***** DATA PROVIDED

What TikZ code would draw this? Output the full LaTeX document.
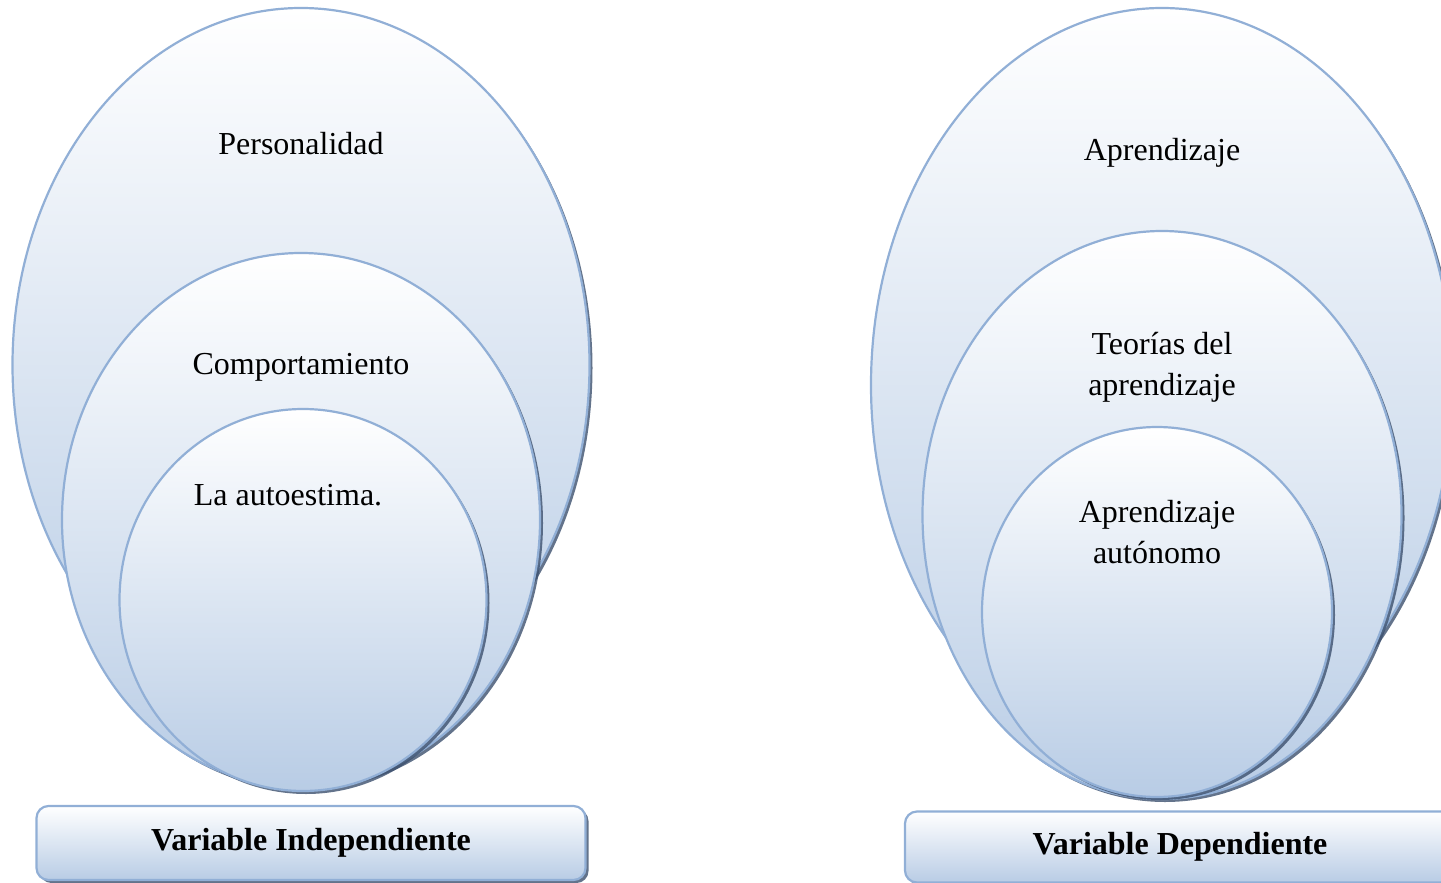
\documentclass[tikz,border=0pt]{standalone}
\usepackage{fontspec}
\setmainfont{Liberation Serif}
\usetikzlibrary{shapes.geometric,shadows}

\begin{document}
\begin{tikzpicture}[x=1pt, y=-1pt, every node/.style={font=\fontsize{32}{41}\selectfont}]
        \definecolor{bubbleline}{RGB}{145,175,214}
        \definecolor{bubblefill}{RGB}{184,204,229}
        \definecolor{shadowblue}{RGB}{60,80,110}

        \tikzset{
            bubble/.style={ellipse, draw=bubbleline, line width=2.2pt, inner sep=0pt,
                top color=white, bottom color=bubblefill,
                drop shadow={shadow xshift=3pt, shadow yshift=-3pt, fill=shadowblue, opacity=0.8}},
            varbox/.style={draw=bubbleline, line width=2.2pt, rounded corners=12pt,
                top color=white, bottom color=bubblefill,
                drop shadow={shadow xshift=3pt, shadow yshift=-3pt, fill=shadowblue, opacity=0.8},
                font=\fontsize{32}{41}\selectfont\bfseries},
            lbl/.style={inner sep=0pt, align=center}
        }

        \clip (0,0) rectangle (1441,883);

        % Independent variable
        \node[bubble, minimum width=577pt, minimum height=714pt] (persona) at (301,365) {};
        \node[bubble, minimum width=478pt, minimum height=534pt] (conducta) at (301,520) {};
        \node[bubble, minimum width=367pt, minimum height=382pt] (autoestima) at (303,600) {};

        \node[lbl] at ([yshift=-137pt]persona.north) {Personalidad};
        \node[lbl] at ([yshift=-115pt]conducta.north) {Comportamiento};
        \node[lbl] at ([xshift=-15pt, yshift=-87pt]autoestima.north) {La autoestima.};

        \node[varbox, minimum width=549pt, minimum height=74pt] (indep) at (311,843) {Variable Independiente};

        % Dependent variable
        \node[bubble, minimum width=582pt, minimum height=754pt] (aprender) at (1162,385) {};
        \node[bubble, minimum width=479pt, minimum height=568pt] (teorias) at (1162,515) {};
        \node[bubble, minimum width=350pt, minimum height=370pt] (autonomo) at (1157,612) {};

        \node[lbl] at ([yshift=-146pt]aprender.north) {Aprendizaje};
        \node[lbl] at ([yshift=-137pt]teorias.north) {Teorías del\\aprendizaje};
        \node[lbl] at ([yshift=-106pt]autonomo.north) {Aprendizaje\\autónomo};

        \node[varbox, minimum width=550pt, minimum height=71pt] (dep) at (1180,847) {Variable Dependiente};
    \end{tikzpicture}
\end{document}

**********

Using the data above, write out every line exactly, leaving the images behind.

• _RESULT_:
What TikZ code would draw this? Output the full LaTeX document.
\documentclass[tikz,border=0pt]{standalone}
\usepackage{fontspec}
\setmainfont{Liberation Serif}
\usetikzlibrary{shapes.geometric,shadows}

\begin{document}
\begin{tikzpicture}[x=1pt, y=-1pt, every node/.style={font=\fontsize{32}{41}\selectfont}]
        \definecolor{bubbleline}{RGB}{145,175,214}
        \definecolor{bubblefill}{RGB}{184,204,229}
        \definecolor{shadowblue}{RGB}{60,80,110}

        \tikzset{
            bubble/.style={ellipse, draw=bubbleline, line width=2.2pt, inner sep=0pt,
                top color=white, bottom color=bubblefill,
                drop shadow={shadow xshift=3pt, shadow yshift=-3pt, fill=shadowblue, opacity=0.8}},
            varbox/.style={draw=bubbleline, line width=2.2pt, rounded corners=12pt,
                top color=white, bottom color=bubblefill,
                drop shadow={shadow xshift=3pt, shadow yshift=-3pt, fill=shadowblue, opacity=0.8},
                font=\fontsize{32}{41}\selectfont\bfseries},
            lbl/.style={inner sep=0pt, align=center}
        }

        \clip (0,0) rectangle (1441,883);

        % Independent variable
        \node[bubble, minimum width=577pt, minimum height=714pt] (persona) at (301,365) {};
        \node[bubble, minimum width=478pt, minimum height=534pt] (conducta) at (301,520) {};
        \node[bubble, minimum width=367pt, minimum height=382pt] (autoestima) at (303,600) {};

        \node[lbl] at ([yshift=-137pt]persona.north) {Personalidad};
        \node[lbl] at ([yshift=-115pt]conducta.north) {Comportamiento};
        \node[lbl] at ([xshift=-15pt, yshift=-87pt]autoestima.north) {La autoestima.};

        \node[varbox, minimum width=549pt, minimum height=74pt] (indep) at (311,843) {Variable Independiente};

        % Dependent variable
        \node[bubble, minimum width=582pt, minimum height=754pt] (aprender) at (1162,385) {};
        \node[bubble, minimum width=479pt, minimum height=568pt] (teorias) at (1162,515) {};
        \node[bubble, minimum width=350pt, minimum height=370pt] (autonomo) at (1157,612) {};

        \node[lbl] at ([yshift=-146pt]aprender.north) {Aprendizaje};
        \node[lbl] at ([yshift=-137pt]teorias.north) {Teorías del\\aprendizaje};
        \node[lbl] at ([yshift=-106pt]autonomo.north) {Aprendizaje\\autónomo};

        \node[varbox, minimum width=550pt, minimum height=71pt] (dep) at (1180,847) {Variable Dependiente};
    \end{tikzpicture}
\end{document}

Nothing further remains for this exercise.